-- DATA EXTRACT --
···

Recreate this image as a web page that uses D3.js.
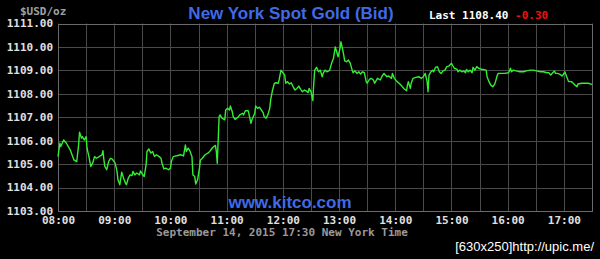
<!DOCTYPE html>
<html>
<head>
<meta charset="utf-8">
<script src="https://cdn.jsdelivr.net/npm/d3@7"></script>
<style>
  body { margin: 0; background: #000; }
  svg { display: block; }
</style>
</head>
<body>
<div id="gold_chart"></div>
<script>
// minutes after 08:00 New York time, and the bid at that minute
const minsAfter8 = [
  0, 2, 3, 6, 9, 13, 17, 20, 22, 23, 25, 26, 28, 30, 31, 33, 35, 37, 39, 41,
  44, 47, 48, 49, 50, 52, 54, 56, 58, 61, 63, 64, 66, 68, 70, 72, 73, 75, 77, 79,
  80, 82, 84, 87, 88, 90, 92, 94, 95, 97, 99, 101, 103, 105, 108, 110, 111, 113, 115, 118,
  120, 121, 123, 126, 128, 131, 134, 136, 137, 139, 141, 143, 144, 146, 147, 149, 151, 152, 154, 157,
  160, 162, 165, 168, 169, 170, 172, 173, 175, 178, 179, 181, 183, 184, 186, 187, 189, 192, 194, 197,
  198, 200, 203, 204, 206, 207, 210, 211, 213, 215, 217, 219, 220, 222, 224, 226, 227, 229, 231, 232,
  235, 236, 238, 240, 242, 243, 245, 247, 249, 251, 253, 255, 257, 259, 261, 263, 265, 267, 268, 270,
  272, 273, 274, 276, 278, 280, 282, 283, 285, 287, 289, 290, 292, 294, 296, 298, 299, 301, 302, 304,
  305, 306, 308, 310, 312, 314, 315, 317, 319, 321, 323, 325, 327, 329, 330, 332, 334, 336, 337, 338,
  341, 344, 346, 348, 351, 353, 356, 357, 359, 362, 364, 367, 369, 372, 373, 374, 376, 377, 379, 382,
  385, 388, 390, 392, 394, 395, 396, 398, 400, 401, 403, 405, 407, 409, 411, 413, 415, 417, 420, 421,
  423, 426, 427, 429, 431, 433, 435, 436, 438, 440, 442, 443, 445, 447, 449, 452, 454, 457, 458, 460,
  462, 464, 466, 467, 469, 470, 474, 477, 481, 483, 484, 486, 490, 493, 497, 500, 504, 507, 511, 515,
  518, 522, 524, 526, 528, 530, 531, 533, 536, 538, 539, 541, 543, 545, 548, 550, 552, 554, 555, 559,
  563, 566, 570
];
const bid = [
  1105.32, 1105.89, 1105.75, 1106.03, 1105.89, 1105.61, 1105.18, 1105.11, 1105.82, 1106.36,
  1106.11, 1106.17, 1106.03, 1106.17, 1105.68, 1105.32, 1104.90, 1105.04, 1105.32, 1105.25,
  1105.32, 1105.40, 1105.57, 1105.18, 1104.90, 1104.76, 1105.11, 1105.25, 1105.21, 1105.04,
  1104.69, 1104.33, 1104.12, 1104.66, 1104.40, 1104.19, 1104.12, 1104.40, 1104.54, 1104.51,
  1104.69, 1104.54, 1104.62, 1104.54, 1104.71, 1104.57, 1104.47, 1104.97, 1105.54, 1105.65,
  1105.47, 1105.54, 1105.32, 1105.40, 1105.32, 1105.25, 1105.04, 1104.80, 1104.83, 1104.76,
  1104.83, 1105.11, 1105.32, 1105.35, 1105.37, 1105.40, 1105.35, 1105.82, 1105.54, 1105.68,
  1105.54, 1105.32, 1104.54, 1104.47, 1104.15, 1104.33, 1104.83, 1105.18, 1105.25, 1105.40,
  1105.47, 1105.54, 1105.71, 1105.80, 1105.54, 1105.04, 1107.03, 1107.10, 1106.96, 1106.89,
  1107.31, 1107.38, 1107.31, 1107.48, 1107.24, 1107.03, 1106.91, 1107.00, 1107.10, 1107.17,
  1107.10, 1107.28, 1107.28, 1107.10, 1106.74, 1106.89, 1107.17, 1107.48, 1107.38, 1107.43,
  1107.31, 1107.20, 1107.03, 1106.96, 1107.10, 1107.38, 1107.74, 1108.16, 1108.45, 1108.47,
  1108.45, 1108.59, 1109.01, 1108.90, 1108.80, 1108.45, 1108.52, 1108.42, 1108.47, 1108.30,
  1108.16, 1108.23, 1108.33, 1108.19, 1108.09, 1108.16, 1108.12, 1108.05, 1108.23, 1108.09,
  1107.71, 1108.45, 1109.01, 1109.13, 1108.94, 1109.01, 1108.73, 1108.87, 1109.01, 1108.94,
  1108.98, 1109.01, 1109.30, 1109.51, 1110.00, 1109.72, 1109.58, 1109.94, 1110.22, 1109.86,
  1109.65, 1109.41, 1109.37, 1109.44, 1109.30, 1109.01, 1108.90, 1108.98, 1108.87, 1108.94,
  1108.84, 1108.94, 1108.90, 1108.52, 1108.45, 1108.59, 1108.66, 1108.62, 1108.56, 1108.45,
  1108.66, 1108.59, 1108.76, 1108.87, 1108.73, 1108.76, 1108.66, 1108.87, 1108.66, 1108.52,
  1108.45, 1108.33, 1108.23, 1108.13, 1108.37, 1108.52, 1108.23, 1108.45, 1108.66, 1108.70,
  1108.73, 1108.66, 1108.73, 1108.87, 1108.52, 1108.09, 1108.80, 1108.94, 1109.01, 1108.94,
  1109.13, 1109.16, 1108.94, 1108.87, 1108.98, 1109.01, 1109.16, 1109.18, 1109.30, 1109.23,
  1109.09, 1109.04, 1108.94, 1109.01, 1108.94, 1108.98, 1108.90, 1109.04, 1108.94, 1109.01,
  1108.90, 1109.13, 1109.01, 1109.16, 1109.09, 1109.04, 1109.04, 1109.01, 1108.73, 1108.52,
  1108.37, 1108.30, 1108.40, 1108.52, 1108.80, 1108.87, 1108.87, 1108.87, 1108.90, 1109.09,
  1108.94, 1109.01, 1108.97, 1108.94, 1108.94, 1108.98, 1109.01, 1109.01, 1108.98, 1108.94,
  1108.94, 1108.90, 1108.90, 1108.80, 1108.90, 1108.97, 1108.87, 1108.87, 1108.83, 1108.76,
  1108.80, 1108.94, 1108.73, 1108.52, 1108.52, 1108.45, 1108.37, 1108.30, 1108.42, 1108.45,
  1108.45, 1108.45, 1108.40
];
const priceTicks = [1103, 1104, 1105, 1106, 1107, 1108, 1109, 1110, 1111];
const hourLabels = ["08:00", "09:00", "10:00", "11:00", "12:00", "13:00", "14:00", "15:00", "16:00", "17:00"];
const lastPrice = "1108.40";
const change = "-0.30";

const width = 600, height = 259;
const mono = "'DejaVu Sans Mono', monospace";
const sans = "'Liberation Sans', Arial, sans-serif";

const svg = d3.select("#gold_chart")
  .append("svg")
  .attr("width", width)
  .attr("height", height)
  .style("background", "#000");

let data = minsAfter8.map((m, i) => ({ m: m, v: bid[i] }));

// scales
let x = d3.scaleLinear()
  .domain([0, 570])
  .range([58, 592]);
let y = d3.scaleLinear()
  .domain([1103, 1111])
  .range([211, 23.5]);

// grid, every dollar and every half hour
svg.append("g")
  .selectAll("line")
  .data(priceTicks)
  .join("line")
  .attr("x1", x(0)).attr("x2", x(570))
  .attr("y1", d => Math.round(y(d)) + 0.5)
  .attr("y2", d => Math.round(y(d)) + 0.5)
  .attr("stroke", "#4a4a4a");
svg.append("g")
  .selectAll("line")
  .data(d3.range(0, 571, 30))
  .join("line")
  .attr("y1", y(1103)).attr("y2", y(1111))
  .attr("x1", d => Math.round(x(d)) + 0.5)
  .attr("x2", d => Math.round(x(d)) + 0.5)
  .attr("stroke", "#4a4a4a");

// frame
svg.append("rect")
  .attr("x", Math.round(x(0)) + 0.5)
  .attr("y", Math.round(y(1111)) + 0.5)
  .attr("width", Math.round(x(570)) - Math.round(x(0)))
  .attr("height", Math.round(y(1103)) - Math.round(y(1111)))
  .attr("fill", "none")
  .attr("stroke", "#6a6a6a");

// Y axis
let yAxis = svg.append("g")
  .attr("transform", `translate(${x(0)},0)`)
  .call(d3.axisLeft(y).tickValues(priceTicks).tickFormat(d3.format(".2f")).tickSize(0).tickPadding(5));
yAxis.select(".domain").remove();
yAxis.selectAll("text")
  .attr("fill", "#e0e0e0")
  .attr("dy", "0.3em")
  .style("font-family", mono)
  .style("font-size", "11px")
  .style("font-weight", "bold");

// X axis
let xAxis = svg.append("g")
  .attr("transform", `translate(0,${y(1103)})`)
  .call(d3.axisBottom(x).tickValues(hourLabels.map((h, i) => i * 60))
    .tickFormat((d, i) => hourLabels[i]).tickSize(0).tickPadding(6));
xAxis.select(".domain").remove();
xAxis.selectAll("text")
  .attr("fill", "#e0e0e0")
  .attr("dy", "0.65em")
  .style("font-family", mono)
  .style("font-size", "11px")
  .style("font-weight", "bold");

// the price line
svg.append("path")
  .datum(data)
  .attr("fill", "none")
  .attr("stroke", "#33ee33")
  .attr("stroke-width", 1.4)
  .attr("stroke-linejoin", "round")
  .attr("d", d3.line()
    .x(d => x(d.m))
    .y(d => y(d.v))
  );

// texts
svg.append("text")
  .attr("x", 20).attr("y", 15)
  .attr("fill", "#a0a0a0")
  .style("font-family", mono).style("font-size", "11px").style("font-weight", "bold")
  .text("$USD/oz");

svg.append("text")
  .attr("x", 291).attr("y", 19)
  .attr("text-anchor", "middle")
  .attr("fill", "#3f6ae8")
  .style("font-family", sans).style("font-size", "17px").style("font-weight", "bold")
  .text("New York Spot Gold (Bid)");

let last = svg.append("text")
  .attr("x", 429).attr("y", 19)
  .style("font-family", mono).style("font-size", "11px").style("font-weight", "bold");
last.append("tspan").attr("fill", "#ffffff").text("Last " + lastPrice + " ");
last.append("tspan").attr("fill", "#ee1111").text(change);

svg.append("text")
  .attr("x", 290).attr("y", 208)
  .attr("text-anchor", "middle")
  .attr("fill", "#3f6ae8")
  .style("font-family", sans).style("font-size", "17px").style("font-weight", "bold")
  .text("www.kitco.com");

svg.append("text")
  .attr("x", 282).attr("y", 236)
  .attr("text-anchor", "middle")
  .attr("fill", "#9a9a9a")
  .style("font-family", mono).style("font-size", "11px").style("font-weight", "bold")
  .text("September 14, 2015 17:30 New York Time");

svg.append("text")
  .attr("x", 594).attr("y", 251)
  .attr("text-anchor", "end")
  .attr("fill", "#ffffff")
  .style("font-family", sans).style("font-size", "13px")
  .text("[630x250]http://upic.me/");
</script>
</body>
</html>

···

-- TASK PROMPT --
Say how many lines in this listing hold the string "that", giving the count and nothing more.

-- RESULT OF THIS EXERCISE --
2